DOI: 10.3390/safety12040086 ISSN: 2313-576X

Microbial Contamination of Drinking Water Systems: A Bibliometric Review of Public Health Safety and Risk Management

Louise Julia Acerimo Nicolas, Janah Margareth N. Sia, Akeizha Ashley Brutas, Huai-Ying Huang, Po-Hua Wu, Gabriel Alexis San Pedro Tubalinal, Kuo-Pin Chuang, Brian Harvey Avanceña Villanueva

Access to safe drinking water remains a global public health concern due to its role in the transmission of infectious diseases. Despite the 20th-century achievement of chlorine-based disinfection, drinking water systems face threats from aging infrastructure, climate-induced stressors, and emerging pathogens that evade traditional treatment. This bibliometric review maps three decades of research on microbial contamination in drinking water systems to explain its historical developments, current knowledge, and important updates. Only original and review articles retrieved on 13 April 2026 were screened for inclusion, requiring a focus on detecting, monitoring, or mitigating microbial contamination in drinking water systems. Analysis of 93 records identified a linear growth pattern, shifting from acute enteric pathogen monitoring to the management of opportunistic pathogens (OPs), antimicrobial resistance (AMR), and disinfection by-products (DBPs).

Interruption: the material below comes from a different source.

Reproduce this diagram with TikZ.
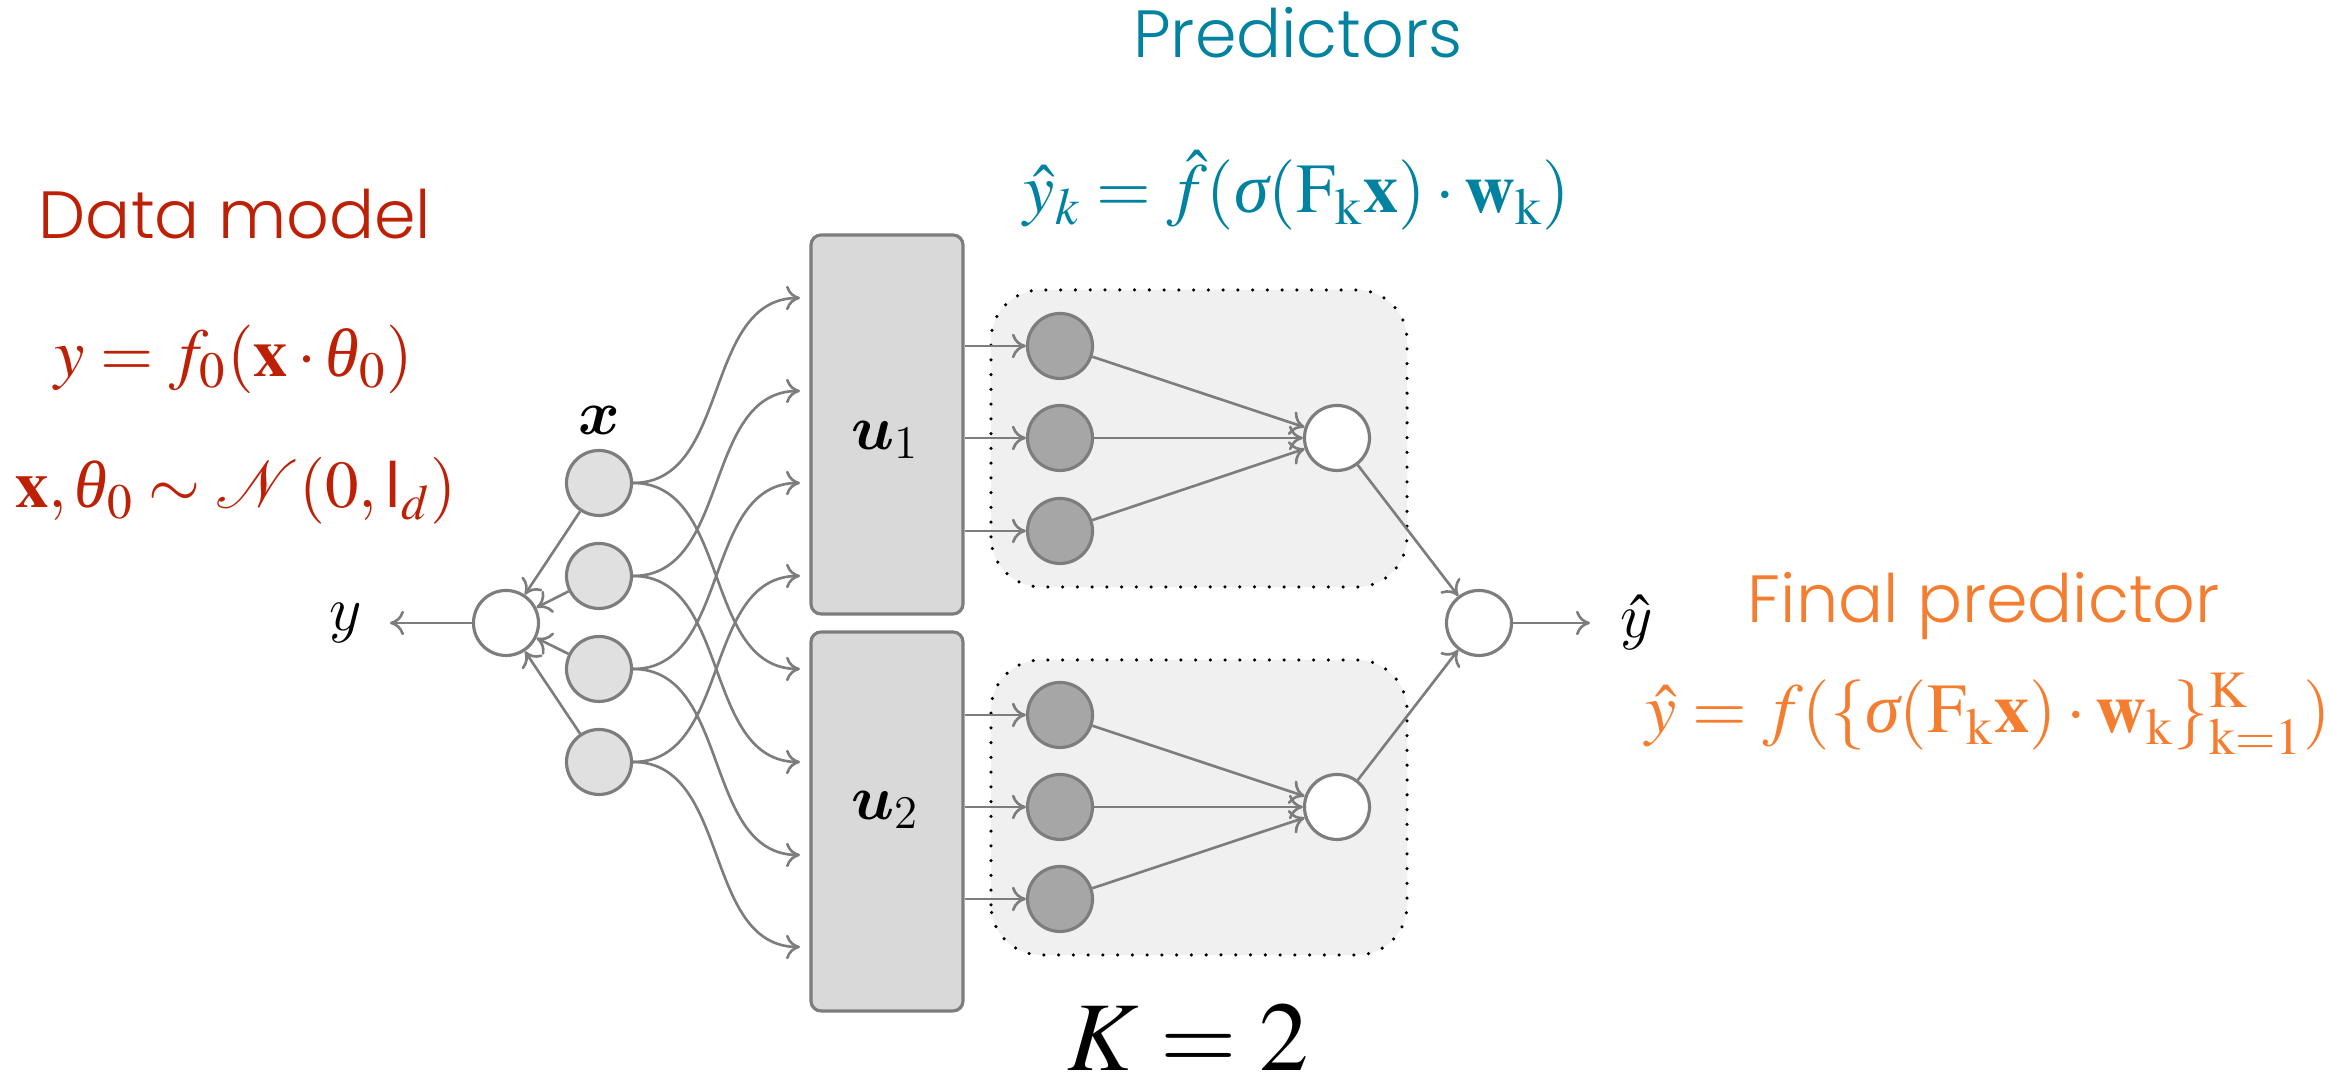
\documentclass[tikz,border=0pt]{standalone}
\usepackage{fix-cm}
\usepackage{mathptmx}
\usepackage[no-math]{fontspec}
\newfontfamily\headfont{Poppins}[UprightFont=* Light]
\newfontfamily\tmsfont{Liberation Serif}
\usetikzlibrary{arrows.meta}

\DeclareMathAlphabet{\cmbi}{OML}{cmm}{b}{it}
\DeclareMathAlphabet{\cmit}{OML}{cmm}{m}{it}
\DeclareMathAlphabet{\cmup}{OT1}{cmr}{m}{n}
\newcommand{\gsigma}{\mbox{\tmsfont\itshape σ}}
\newcommand{\gtheta}{\mbox{\tmsfont\itshape θ}}

\definecolor{modelred}{RGB}{190,32,6}
\definecolor{predteal}{RGB}{0,130,160}
\definecolor{finalorange}{RGB}{245,125,48}
\definecolor{edgegray}{RGB}{125,125,125}
\definecolor{inputgray}{RGB}{224,224,224}
\definecolor{hiddengray}{RGB}{166,166,166}
\definecolor{boxgray}{RGB}{217,217,217}
\definecolor{panelgray}{RGB}{240,240,240}

\tikzset{
    wire/.style={draw=edgegray, line width=0.75pt, -{To[length=4pt,width=7pt]}},
    innode/.style={circle, draw=edgegray, fill=inputgray, line width=0.9pt, minimum size=6.5mm, inner sep=0pt},
    hidnode/.style={innode, fill=hiddengray},
    sumnode/.style={innode, fill=white},
    ubox/.style={draw=edgegray, fill=boxgray, line width=0.9pt, rounded corners=1mm, minimum width=15.2mm, minimum height=37.9mm},
    panel/.style={draw=black, fill=panelgray, line width=1pt, dash pattern=on 0pt off 4.2pt, line cap=round, rounded corners=5mm},
    head/.style={font=\headfont\fontsize{19pt}{22pt}\selectfont, anchor=base, inner sep=0pt},
    eqn/.style={font=\fontsize{20pt}{24pt}\selectfont, anchor=base, inner sep=0pt},
    lbl/.style={font=\fontsize{18pt}{21pt}\selectfont, inner sep=1pt}
}

\begin{document}
\begin{tikzpicture}
        \useasboundingbox (0,0) rectangle (23.31,10.78);

        \draw[panel] (9.91,4.91) rectangle (14.07,7.88);
        \draw[panel] (9.91,1.23) rectangle (14.07,4.18);

        \node[innode] (x1) at (5.99,5.95) {};
        \node[innode] (x2) at (5.99,5.02) {};
        \node[innode] (x3) at (5.99,4.09) {};
        \node[innode] (x4) at (5.99,3.16) {};
        \node[lbl] (xlab) at (5.99,6.58) {$\cmbi{x}$};

        \node[sumnode] (y) at (5.06,4.55) {};
        \node[lbl] (ylab) at (3.46,4.55) {$\cmit{y}$};
        \coordinate (ytip) at (3.90,4.55);

        \node[ubox] (u1) at (8.87,6.535) {};
        \node[ubox] (u2) at (8.87,2.565) {};
        \node[lbl] (u1lab) at (8.85,6.38) {$\cmbi{u}_{\cmup{1}}$};
        \node[lbl] (u2lab) at (8.85,2.68) {$\cmbi{u}_{\cmup{2}}$};

        \coordinate (t1) at (8.00,7.80);
        \coordinate (t2) at (8.00,6.87);
        \coordinate (t3) at (8.00,5.95);
        \coordinate (t4) at (8.00,5.02);
        \coordinate (t5) at (8.00,4.09);
        \coordinate (t6) at (8.00,3.16);
        \coordinate (t7) at (8.00,2.23);
        \coordinate (t8) at (8.00,1.31);

        \node[hidnode] (h11) at (10.60,7.32) {};
        \node[hidnode] (h12) at (10.60,6.40) {};
        \node[hidnode] (h13) at (10.60,5.47) {};
        \node[hidnode] (h21) at (10.60,3.63) {};
        \node[hidnode] (h22) at (10.60,2.71) {};
        \node[hidnode] (h23) at (10.60,1.79) {};

        \node[sumnode] (s1) at (13.37,6.40) {};
        \node[sumnode] (s2) at (13.37,2.71) {};
        \node[sumnode] (f) at (14.79,4.55) {};
        \node[lbl] (yhatlab) at (16.37,4.55) {$\hat{\cmit{y}}$};
        \coordinate (yhtip) at (15.90,4.55);

        \draw[wire] (x1) -- (y);
        \draw[wire] (x2) -- (y);
        \draw[wire] (x3) -- (y);
        \draw[wire] (x4) -- (y);
        \draw[wire] (y) -- (ytip);

        \draw[wire] (x1.east) to[out=0,in=180] (t1);
        \draw[wire] (x2.east) to[out=0,in=180] (t2);
        \draw[wire] (x3.east) to[out=0,in=180] (t3);
        \draw[wire] (x4.east) to[out=0,in=180] (t4);
        \draw[wire] (x1.east) to[out=0,in=180] (t5);
        \draw[wire] (x2.east) to[out=0,in=180] (t6);
        \draw[wire] (x3.east) to[out=0,in=180] (t7);
        \draw[wire] (x4.east) to[out=0,in=180] (t8);

        \draw[wire] (u1.east |- h11) -- (h11);
        \draw[wire] (u1.east |- h12) -- (h12);
        \draw[wire] (u1.east |- h13) -- (h13);
        \draw[wire] (u2.east |- h21) -- (h21);
        \draw[wire] (u2.east |- h22) -- (h22);
        \draw[wire] (u2.east |- h23) -- (h23);

        \draw[wire] (h11) -- (s1);
        \draw[wire] (h12) -- (s1);
        \draw[wire] (h13) -- (s1);
        \draw[wire] (h21) -- (s2);
        \draw[wire] (h22) -- (s2);
        \draw[wire] (h23) -- (s2);

        \draw[wire] (s1) -- (f);
        \draw[wire] (s2) -- (f);
        \draw[wire] (f) -- (yhtip);

        \node[head, text=predteal] (predtitle) at (12.98,10.20) {Predictors};
        \node[eqn, text=predteal] (predeq) at (12.97,8.65) {$\hat{y}_k = \hat{f}(\gsigma(\mathrm{F}_\mathrm{k}\mathbf{x})\cdot\mathbf{w}_\mathrm{k})$};

        \node[head, text=modelred] (modeltitle) at (2.35,8.39) {Data model};
        \node[eqn, text=modelred, font=\fontsize{19.5pt}{23pt}\selectfont] (modeleq) at (2.34,7.01) {$y = f_0(\mathbf{x}\cdot\gtheta_0)$};
        \node[eqn, text=modelred, font=\fontsize{19pt}{23pt}\selectfont] (modeldist) at (2.36,5.70) {$\mathbf{x},\gtheta_0 \sim \mathcal{N}(0,\mathsf{I}_d)$};

        \node[head, text=finalorange] (finaltitle) at (19.84,4.55) {Final predictor};
        \node[eqn, text=finalorange] (finaleq) at (19.88,3.45) {$\hat{y} = f(\{\gsigma(\mathrm{F}_\mathrm{k}\mathbf{x})\cdot\mathbf{w}_\mathrm{k}\}_{\mathrm{k=1}}^{\mathrm{K}})$};

        \node[anchor=base, inner sep=0pt, font=\fontsize{28pt}{32pt}\selectfont] (kcount) at (11.88,0.07) {$K = 2$};
    \end{tikzpicture}
\end{document}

Additionally, traditional fecal indicator bacteria (FIB), such as Escherichia coli, may not fully predict the presence of resilient pathogens protected within biofilms or free-living amoebae (FLA), which serve as environmental reservoirs for infection. To address these limitations, this review presents a conceptualization of waterborne pathogens by proposing formal case definitions and diagnostic criteria for critical contamination events (CCE) and chronic low-level exposure (CLLE). Lastly, knowledge gaps and open research questions relevant to future studies on microbial contamination in drinking water systems were identified and discussed.